**Provided data**
________________________

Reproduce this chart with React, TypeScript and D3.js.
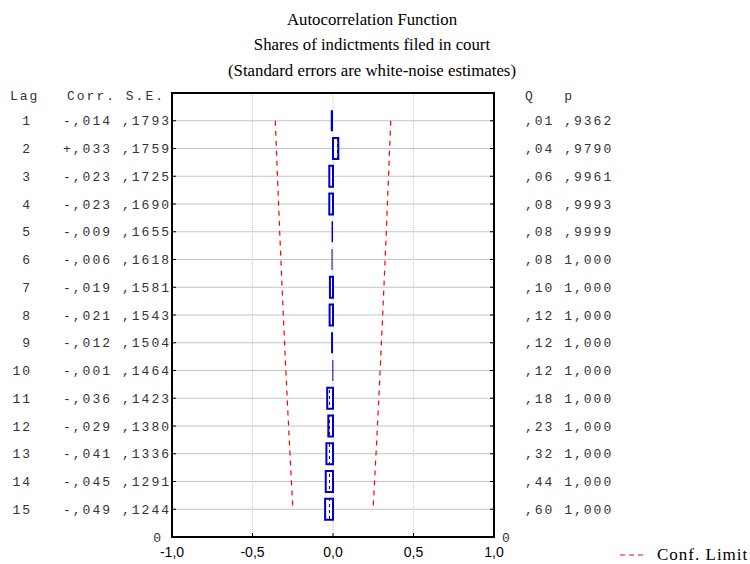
import React from "react";
import * as d3 from "d3";

const lags = [1, 2, 3, 4, 5, 6, 7, 8, 9, 10, 11, 12, 13, 14, 15];
const corr = [-0.014, 0.033, -0.023, -0.023, -0.009, -0.006, -0.019, -0.021, -0.012, -0.001, -0.036, -0.029, -0.041, -0.045, -0.049];
const se = [0.1793, 0.1759, 0.1725, 0.169, 0.1655, 0.1618, 0.1581, 0.1543, 0.1504, 0.1464, 0.1423, 0.138, 0.1336, 0.1291, 0.1244];
const qLabels = [",01", ",04", ",06", ",08", ",08", ",08", ",10", ",12", ",12", ",12", ",18", ",23", ",32", ",44", ",60"];
const pLabels = [",9362", ",9790", ",9961", ",9993", ",9999", "1,000", "1,000", "1,000", "1,000", "1,000", "1,000", "1,000", "1,000", "1,000", "1,000"];
const xTicks = [-1, -0.5, 0, 0.5, 1];
const xTickLabels = ["-1,0", "-0,5", "0,0", "0,5", "1,0"];
const titleLines = [
  "Autocorrelation Function",
  "Shares of indictments filed in court",
  "(Standard errors are white-noise estimates)",
];

const W = 750;
const H = 564;
const L = 172, R = 494, T = 93, B = 537;

const fmtCorr = (v: number) => {
  const s = v < 0 ? "-" : "+";
  return s + "," + String(Math.round(Math.abs(v) * 1000)).padStart(3, "0");
};
const fmtSE = (v: number) => "," + String(Math.round(v * 10000)).padStart(4, "0");

export default function App() {
  const x = d3.scaleLinear().domain([-1, 1]).range([L, R]);
  const y = d3.scaleLinear().domain([0, 16]).range([T, B]);
  const barH = 21;
  const mono = "'Liberation Mono', 'Courier New', monospace";
  const monoStyle: React.CSSProperties = { whiteSpace: "pre", letterSpacing: "2px" };

  const confLine = d3
    .line<number>()
    .x((d) => d)
    .y((_, i) => y(lags[i]));
  const leftPts = se.map((s) => x(-2 * s));
  const rightPts = se.map((s) => x(2 * s));

  return (
    <svg width={W} height={H} style={{ position: "absolute", left: 0, top: 0, background: "#fff" }}>
      <defs>
        <pattern id="hatch" width="4" height="6" patternUnits="userSpaceOnUse">
          <rect width="4" height="6" fill="#fff" />
          <rect x="1" y="0" width="1" height="3" fill="#0000CC" />
        </pattern>
      </defs>
      {/* title */}
      {titleLines.map((t, i) => (
        <text key={i} x={372} y={24.5 + i * 25.5} textAnchor="middle" fontFamily="'Liberation Serif', 'Times New Roman', serif" fontSize={16.8} fill="#000">
          {t}
        </text>
      ))}
      {/* grid */}
      {lags.map((l) => (
        <line key={"h" + l} x1={L} x2={R} y1={y(l)} y2={y(l)} stroke="#c4c4c4" strokeWidth={1} />
      ))}
      {[-0.5, 0, 0.5].map((v) => (
        <line key={"v" + v} x1={x(v)} x2={x(v)} y1={T} y2={B} stroke="#cccccc" strokeWidth={1} strokeDasharray="1,1" />
      ))}
      {/* bars */}
      {corr.map((c, i) => {
        const x0 = Math.min(x(0), x(c));
        const w = Math.abs(x(c) - x(0));
        const yc = y(lags[i]);
        if (w < 2.5) {
          return (
            <rect key={"b" + i} x={x0 - (w < 1 ? 0.5 : 0)} y={yc - barH / 2} width={Math.max(w, 1)} height={barH} fill="#0000CC" />
          );
        }
        return (
          <rect key={"b" + i} x={x0} y={yc - barH / 2} width={w} height={barH} fill="url(#hatch)" stroke="#0000CC" strokeWidth={2} />
        );
      })}
      {/* confidence limits */}
      <path d={confLine(leftPts) || ""} fill="none" stroke="#FF0000" strokeWidth={1.2} strokeDasharray="5,5" />
      <path d={confLine(rightPts) || ""} fill="none" stroke="#FF0000" strokeWidth={1.2} strokeDasharray="5,5" />
      {/* frame */}
      <rect x={L} y={T} width={R - L} height={B - T} fill="none" stroke="#000" strokeWidth={2} />
      {/* ticks */}
      {lags.map((l) => (
        <g key={"t" + l}>
          <line x1={L} x2={L + 4} y1={y(l)} y2={y(l)} stroke="#000" strokeWidth={1} />
          <line x1={R - 4} x2={R} y1={y(l)} y2={y(l)} stroke="#000" strokeWidth={1} />
        </g>
      ))}
      {xTicks.map((v, i) => (
        <g key={"xt" + i}>
          <line x1={x(v)} x2={x(v)} y1={B} y2={B - 4} stroke="#000" strokeWidth={1} />
          <text x={x(v)} y={557} textAnchor="middle" fontFamily="'Liberation Sans', Arial, sans-serif" fontSize={14} fill="#000">
            {xTickLabels[i]}
          </text>
        </g>
      ))}
      {/* left table */}
      <g fontFamily={mono} fontSize={13} fill="#333">
        <text x={10} y={100} style={monoStyle}>Lag</text>
        <text x={67} y={100} style={monoStyle}>Corr. S.E.</text>
        {lags.map((l, i) => (
          <g key={"lt" + l}>
            <text x={32} y={y(l) + 4.5} textAnchor="end" style={monoStyle}>{String(l)}</text>
            <text x={112} y={y(l) + 4.5} textAnchor="end" style={monoStyle}>{fmtCorr(corr[i])}</text>
            <text x={171} y={y(l) + 4.5} textAnchor="end" style={monoStyle}>{fmtSE(se[i])}</text>
          </g>
        ))}
        <text x={163} y={y(16) + 4.5} textAnchor="end" style={monoStyle}>0</text>
        <text x={525} y={100} style={monoStyle}>Q   p</text>
        {lags.map((l, i) => (
          <text key={"rt" + l} x={525} y={y(l) + 4.5} style={monoStyle}>
            {qLabels[i] + " " + pLabels[i]}
          </text>
        ))}
        <text x={502} y={y(16) + 4.5} style={monoStyle}>0</text>
      </g>
      {/* legend */}
      <line x1={620} x2={647} y1={555} y2={555} stroke="#FF0000" strokeWidth={1.2} strokeDasharray="5,4" />
      <text x={657} y={560} fontFamily="'Liberation Serif', 'Times New Roman', serif" fontSize={17} letterSpacing={1} fill="#000">
        Conf. Limit
      </text>
    </svg>
  );
}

________________________

**Task description**
Repeat all of the data above word for word, minus the pictures.

**Written solution**
Reproduce this chart with React, TypeScript and D3.js.
import React from "react";
import * as d3 from "d3";

const lags = [1, 2, 3, 4, 5, 6, 7, 8, 9, 10, 11, 12, 13, 14, 15];
const corr = [-0.014, 0.033, -0.023, -0.023, -0.009, -0.006, -0.019, -0.021, -0.012, -0.001, -0.036, -0.029, -0.041, -0.045, -0.049];
const se = [0.1793, 0.1759, 0.1725, 0.169, 0.1655, 0.1618, 0.1581, 0.1543, 0.1504, 0.1464, 0.1423, 0.138, 0.1336, 0.1291, 0.1244];
const qLabels = [",01", ",04", ",06", ",08", ",08", ",08", ",10", ",12", ",12", ",12", ",18", ",23", ",32", ",44", ",60"];
const pLabels = [",9362", ",9790", ",9961", ",9993", ",9999", "1,000", "1,000", "1,000", "1,000", "1,000", "1,000", "1,000", "1,000", "1,000", "1,000"];
const xTicks = [-1, -0.5, 0, 0.5, 1];
const xTickLabels = ["-1,0", "-0,5", "0,0", "0,5", "1,0"];
const titleLines = [
  "Autocorrelation Function",
  "Shares of indictments filed in court",
  "(Standard errors are white-noise estimates)",
];

const W = 750;
const H = 564;
const L = 172, R = 494, T = 93, B = 537;

const fmtCorr = (v: number) => {
  const s = v < 0 ? "-" : "+";
  return s + "," + String(Math.round(Math.abs(v) * 1000)).padStart(3, "0");
};
const fmtSE = (v: number) => "," + String(Math.round(v * 10000)).padStart(4, "0");

export default function App() {
  const x = d3.scaleLinear().domain([-1, 1]).range([L, R]);
  const y = d3.scaleLinear().domain([0, 16]).range([T, B]);
  const barH = 21;
  const mono = "'Liberation Mono', 'Courier New', monospace";
  const monoStyle: React.CSSProperties = { whiteSpace: "pre", letterSpacing: "2px" };

  const confLine = d3
    .line<number>()
    .x((d) => d)
    .y((_, i) => y(lags[i]));
  const leftPts = se.map((s) => x(-2 * s));
  const rightPts = se.map((s) => x(2 * s));

  return (
    <svg width={W} height={H} style={{ position: "absolute", left: 0, top: 0, background: "#fff" }}>
      <defs>
        <pattern id="hatch" width="4" height="6" patternUnits="userSpaceOnUse">
          <rect width="4" height="6" fill="#fff" />
          <rect x="1" y="0" width="1" height="3" fill="#0000CC" />
        </pattern>
      </defs>
      {/* title */}
      {titleLines.map((t, i) => (
        <text key={i} x={372} y={24.5 + i * 25.5} textAnchor="middle" fontFamily="'Liberation Serif', 'Times New Roman', serif" fontSize={16.8} fill="#000">
          {t}
        </text>
      ))}
      {/* grid */}
      {lags.map((l) => (
        <line key={"h" + l} x1={L} x2={R} y1={y(l)} y2={y(l)} stroke="#c4c4c4" strokeWidth={1} />
      ))}
      {[-0.5, 0, 0.5].map((v) => (
        <line key={"v" + v} x1={x(v)} x2={x(v)} y1={T} y2={B} stroke="#cccccc" strokeWidth={1} strokeDasharray="1,1" />
      ))}
      {/* bars */}
      {corr.map((c, i) => {
        const x0 = Math.min(x(0), x(c));
        const w = Math.abs(x(c) - x(0));
        const yc = y(lags[i]);
        if (w < 2.5) {
          return (
            <rect key={"b" + i} x={x0 - (w < 1 ? 0.5 : 0)} y={yc - barH / 2} width={Math.max(w, 1)} height={barH} fill="#0000CC" />
          );
        }
        return (
          <rect key={"b" + i} x={x0} y={yc - barH / 2} width={w} height={barH} fill="url(#hatch)" stroke="#0000CC" strokeWidth={2} />
        );
      })}
      {/* confidence limits */}
      <path d={confLine(leftPts) || ""} fill="none" stroke="#FF0000" strokeWidth={1.2} strokeDasharray="5,5" />
      <path d={confLine(rightPts) || ""} fill="none" stroke="#FF0000" strokeWidth={1.2} strokeDasharray="5,5" />
      {/* frame */}
      <rect x={L} y={T} width={R - L} height={B - T} fill="none" stroke="#000" strokeWidth={2} />
      {/* ticks */}
      {lags.map((l) => (
        <g key={"t" + l}>
          <line x1={L} x2={L + 4} y1={y(l)} y2={y(l)} stroke="#000" strokeWidth={1} />
          <line x1={R - 4} x2={R} y1={y(l)} y2={y(l)} stroke="#000" strokeWidth={1} />
        </g>
      ))}
      {xTicks.map((v, i) => (
        <g key={"xt" + i}>
          <line x1={x(v)} x2={x(v)} y1={B} y2={B - 4} stroke="#000" strokeWidth={1} />
          <text x={x(v)} y={557} textAnchor="middle" fontFamily="'Liberation Sans', Arial, sans-serif" fontSize={14} fill="#000">
            {xTickLabels[i]}
          </text>
        </g>
      ))}
      {/* left table */}
      <g fontFamily={mono} fontSize={13} fill="#333">
        <text x={10} y={100} style={monoStyle}>Lag</text>
        <text x={67} y={100} style={monoStyle}>Corr. S.E.</text>
        {lags.map((l, i) => (
          <g key={"lt" + l}>
            <text x={32} y={y(l) + 4.5} textAnchor="end" style={monoStyle}>{String(l)}</text>
            <text x={112} y={y(l) + 4.5} textAnchor="end" style={monoStyle}>{fmtCorr(corr[i])}</text>
            <text x={171} y={y(l) + 4.5} textAnchor="end" style={monoStyle}>{fmtSE(se[i])}</text>
          </g>
        ))}
        <text x={163} y={y(16) + 4.5} textAnchor="end" style={monoStyle}>0</text>
        <text x={525} y={100} style={monoStyle}>Q   p</text>
        {lags.map((l, i) => (
          <text key={"rt" + l} x={525} y={y(l) + 4.5} style={monoStyle}>
            {qLabels[i] + " " + pLabels[i]}
          </text>
        ))}
        <text x={502} y={y(16) + 4.5} style={monoStyle}>0</text>
      </g>
      {/* legend */}
      <line x1={620} x2={647} y1={555} y2={555} stroke="#FF0000" strokeWidth={1.2} strokeDasharray="5,4" />
      <text x={657} y={560} fontFamily="'Liberation Serif', 'Times New Roman', serif" fontSize={17} letterSpacing={1} fill="#000">
        Conf. Limit
      </text>
    </svg>
  );
}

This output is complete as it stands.